Journalismus der peinlichsten Machart
36 Millionen Menschen klicken diese Videos jeden Monat an. Focus macht damit Werbung, verkauft es als Riesenerfolg. Dabei handelt es sich um Journalismus der peinlichsten Machart. Solche Entwicklungen öffentlich zu geißeln, ist ein starkes Argument für das neue Portal übermedien.de.
Niggemeier und Rosenkranz arbeiten meinungsfreudig und pointiert, von Lust an der Aufklärung beseelt. Sie lassen aber auch Gegenmeinungen zu. In einem langen Interview erläutert Zeit-Herausgeber Giovanni di Lorenzo seine Skepsis gegenüber aggressiven Formen der Medienkritik. Er findet, dass die Aufmerksamkeit von den eigentlichen Dingen abgelenkt wird, wenn sich die Medien zu sehr mit sich selbst beschäftigen.
Immerhin hat Übermedien.de auch eine Rubrik für positive Phänomene eingerichtet. Gelobt wird der Youtuber Patrick Wollny und die satirische Live-Reportage von Sandro Zahlemann in der ARD live vom Leipziger Hauptbahnhof. Das WDR-Fernsehen hingegen bekommt heftige Haue von Stefan Niggemeier:
"Das lief Weihnachten im WDR-Fernsehen. Historische Schlagerschnipsel, von Experten fachkundig kommentiert."
"Wie schön die aussieht!"
"Hat immer schön lange, glatte Haare und war immer irgendwas ganz Natürliches."
"Je oller, je doller."
"Diese Frisur früher, schrecklich, haha."
"Das ist keine normale Schnipselshow. Das ist ein Rankingshow-Zombie. Zusammen gelötet aus zwei Sendungen von 2011, 'Die 25 beliebtesten Schlagerstars der Nordrhein-Westfalen' und 'Die 15 beliebtesten Schlagerstars aus Nordrhein-Westfalen.'"
Mehr als ein schnell geschriebener Blog
Bislang bezieht sich das Portal nur auf Deutschland.

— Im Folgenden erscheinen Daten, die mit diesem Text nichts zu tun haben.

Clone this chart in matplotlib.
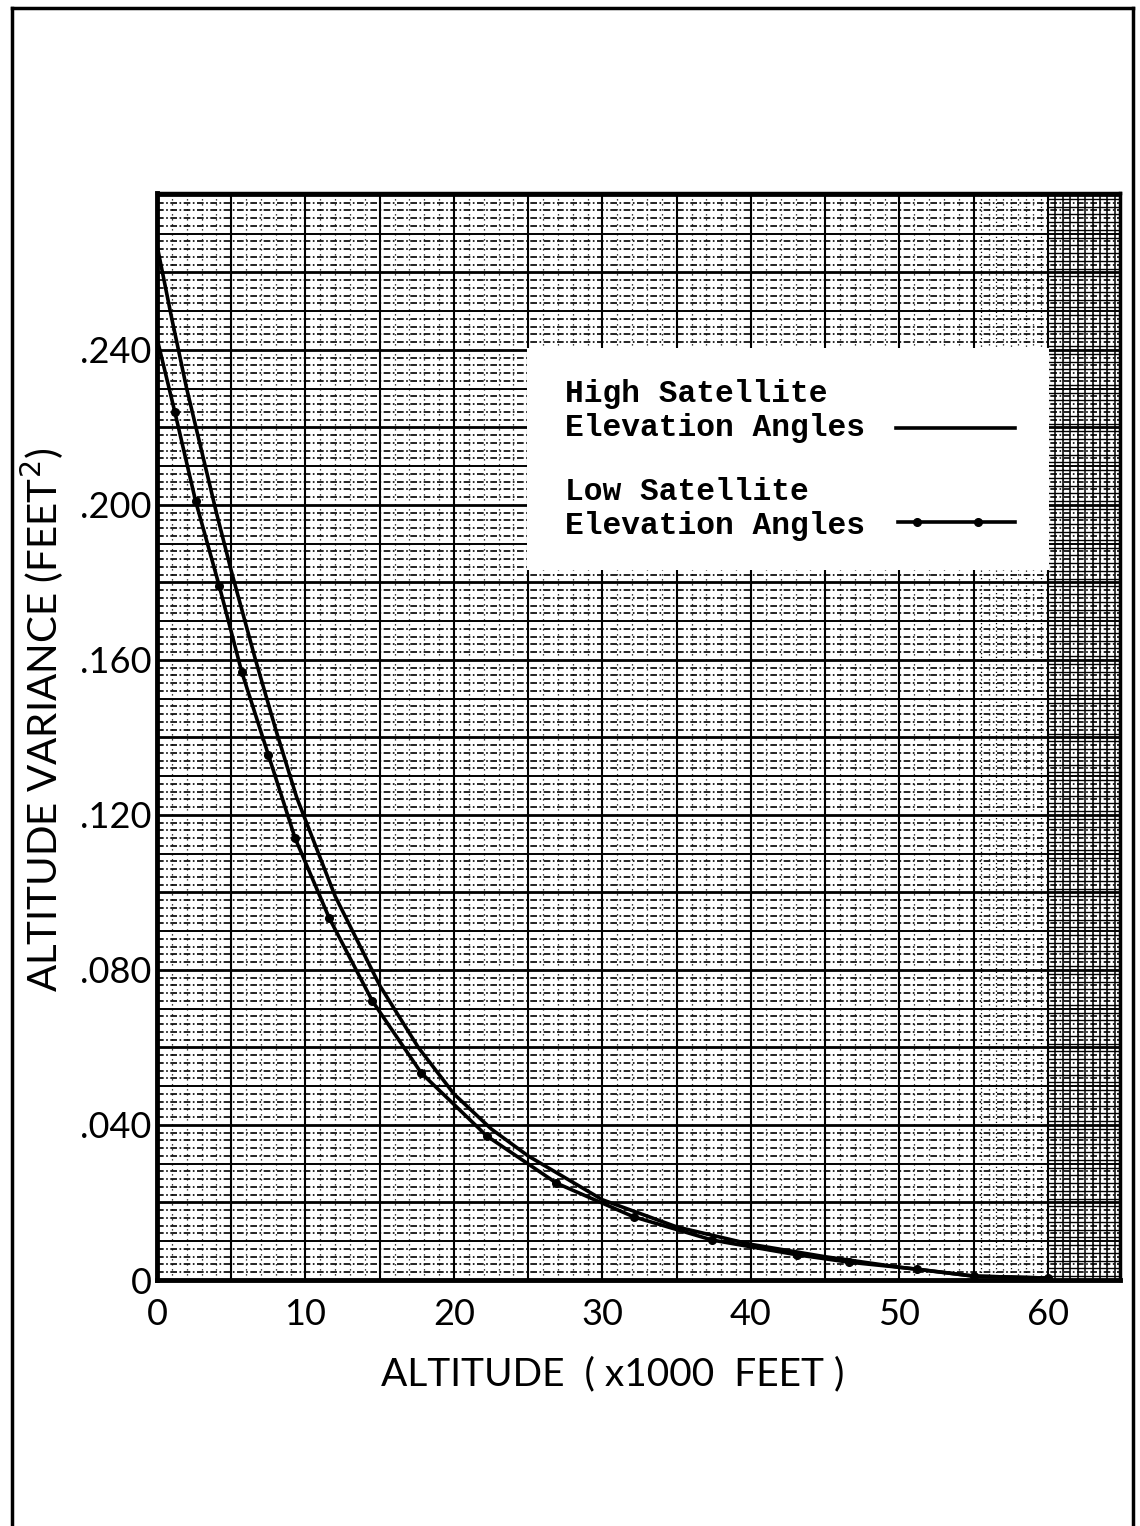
import matplotlib.pyplot as plt
import numpy as np
from matplotlib.lines import Line2D
from matplotlib.patches import Rectangle

# high satellite elevation angles (solid line)
high_alt = [0, 1, 2, 3, 4, 5, 6.6, 8, 9.4, 12, 15, 17.6, 20, 22.5, 25,
            30, 35, 40, 45, 50, 55, 60]
high_var = [0.267, 0.248, 0.230, 0.214, 0.198, 0.183, 0.1605, 0.142, 0.1246,
            0.099, 0.076, 0.060, 0.048, 0.039, 0.032, 0.0207, 0.0137, 0.0092,
            0.0060, 0.0033, 0.0010, 0.0005]

# low satellite elevation angles (line with dots)
low_alt = [0, 1.2, 2.6, 4.2, 5.7, 7.5, 9.3, 11.6, 14.5, 17.8, 22.2, 26.9,
           32.1, 37.4, 43.1, 46.6, 51.2, 55, 60]
low_var = [0.243, 0.224, 0.201, 0.179, 0.157, 0.1355, 0.114, 0.0934, 0.072,
           0.0534, 0.0372, 0.025, 0.0163, 0.0103, 0.0065, 0.0046, 0.0028,
           0.0010, 0.0005]

xticks = [0, 10, 20, 30, 40, 50, 60]
yticks = [0, 0.04, 0.08, 0.12, 0.16, 0.20, 0.24]
ytick_labels = ["0", ".040", ".080", ".120", ".160", ".200", ".240"]

XMAX = 64.85
YMAX = 0.2805

plt.rcParams['font.family'] = ['Lato', 'DejaVu Sans']

fig = plt.figure(figsize=(11.4, 15.26), dpi=100)
ax = fig.add_axes([157 / 1140, 1 - 1280 / 1526, 963 / 1140, 1087 / 1526])
ax.set_xlim(0, XMAX)
ax.set_ylim(0, YMAX)

# graph paper: horizontal rules
for yv in np.arange(0.002, YMAX, 0.002):
    n = int(round(yv / 0.002))
    if n % 10 == 0:
        ax.axhline(yv, color="black", lw=2.0, zorder=1)
    elif n % 5 == 0:
        ax.axhline(yv, color="black", lw=1.4, zorder=1)
    else:
        ax.axhline(yv, color="black", lw=1.2, ls=(0, (4, 1.5, 1, 1.5)), zorder=1)

# graph paper: vertical rules, getting denser towards the right edge
for xv in np.arange(1, XMAX, 1.0):
    if xv % 5 == 0:
        ax.axvline(xv, color="black", lw=1.5, zorder=1)
    else:
        ax.axvline(xv, color="black", lw=0.9, ls=(0, (1, 3)), zorder=1)
for xv in np.arange(55.5, 60, 1.0):
    ax.axvline(xv, color="black", lw=0.9, ls=(0, (1, 2)), zorder=1)
for xv in np.arange(60.5, XMAX, 0.5):
    ax.axvline(xv, color="black", lw=1.1, zorder=1)
for yv in np.arange(0.001, YMAX, 0.002):
    ax.plot([60, XMAX], [yv, yv], color="black", lw=1.0, zorder=1)

ax.plot(high_alt, high_var, color="black", lw=2.6, zorder=4)
ax.plot(low_alt, low_var, color="black", lw=2.6, marker="o", markersize=5.5,
        markevery=slice(1, None), zorder=4)

ax.set_xticks(xticks)
ax.set_xticklabels([str(v) for v in xticks])
ax.set_yticks(yticks)
ax.set_yticklabels(ytick_labels)
ax.tick_params(length=0, labelsize=26, pad=4)
ax.tick_params(axis="x", pad=13)

for side in ["left", "bottom"]:
    ax.spines[side].set_linewidth(3.5)
for side in ["top", "right"]:
    ax.spines[side].set_linewidth(2.5)

ax.set_xlabel("ALTITUDE  ( x1000  FEET )", fontsize=28)
ax.xaxis.set_label_coords((613 - 157) / 963, -0.07)
ax.set_ylabel("ALTITUDE VARIANCE (FEET$^2$)", fontsize=29)
ax.yaxis.set_label_coords(-0.095, 0.515)

# legend box
ax.add_patch(Rectangle((0.384, 0.653), 0.542, 0.204, transform=ax.transAxes,
                       facecolor="white", edgecolor="none", zorder=5))
lfont = dict(family="Liberation Mono", weight="bold", fontsize=22.5,
             transform=ax.transAxes, zorder=6, va="center", ha="left")
ax.text(0.424, 0.815, "High Satellite", **lfont)
ax.text(0.424, 0.784, "Elevation Angles", **lfont)
ax.text(0.424, 0.725, "Low Satellite", **lfont)
ax.text(0.424, 0.694, "Elevation Angles", **lfont)
ax.add_line(Line2D([0.767, 0.891], [0.784, 0.784], transform=ax.transAxes,
                   color="black", lw=2.6, zorder=6))
ax.add_line(Line2D([0.769, 0.891], [0.697, 0.697], transform=ax.transAxes,
                   color="black", lw=2.6, zorder=6))
ax.add_line(Line2D([0.789, 0.853], [0.697, 0.697], transform=ax.transAxes,
                   color="black", lw=0, marker="o", markersize=5.5, zorder=6))

# page frame
fig.add_artist(Line2D([12 / 1140, 12 / 1140], [0, 1 - 8 / 1526],
                      transform=fig.transFigure, color="black", lw=2.5))
fig.add_artist(Line2D([12 / 1140, 1133 / 1140], [1 - 8 / 1526, 1 - 8 / 1526],
                      transform=fig.transFigure, color="black", lw=2.5))
fig.add_artist(Line2D([1133 / 1140, 1133 / 1140], [0, 1 - 8 / 1526],
                      transform=fig.transFigure, color="black", lw=2.5))

fig.savefig("out.png", dpi=100)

Ein Kommentar zur gefährdeten Pressefreiheit in Polen und Ungarn wäre ein wichtiges Zeichen gewesen. Aber das ist der einzige Kritikpunkt. Uebermedien.de will mehr als ein schnell geschriebener Blog sein und ist es auch. Mit vielen journalistischen Formen – von der Karikatur über die klassische Kritik bis hin zum Interview.
Einige Inhalte werden weiterhin kostenlos sein, den ganzen Umfang bekommen nur die Abonnenten. 3,99 Euro kostet das im Monat, die Herausgeber wollen für ihre Arbeit bezahlt werden. Und es ist kaum anzunehmen, dass die selten gelobten und viel gescholtenen Medien auf dieser Seite Werbespots schalten.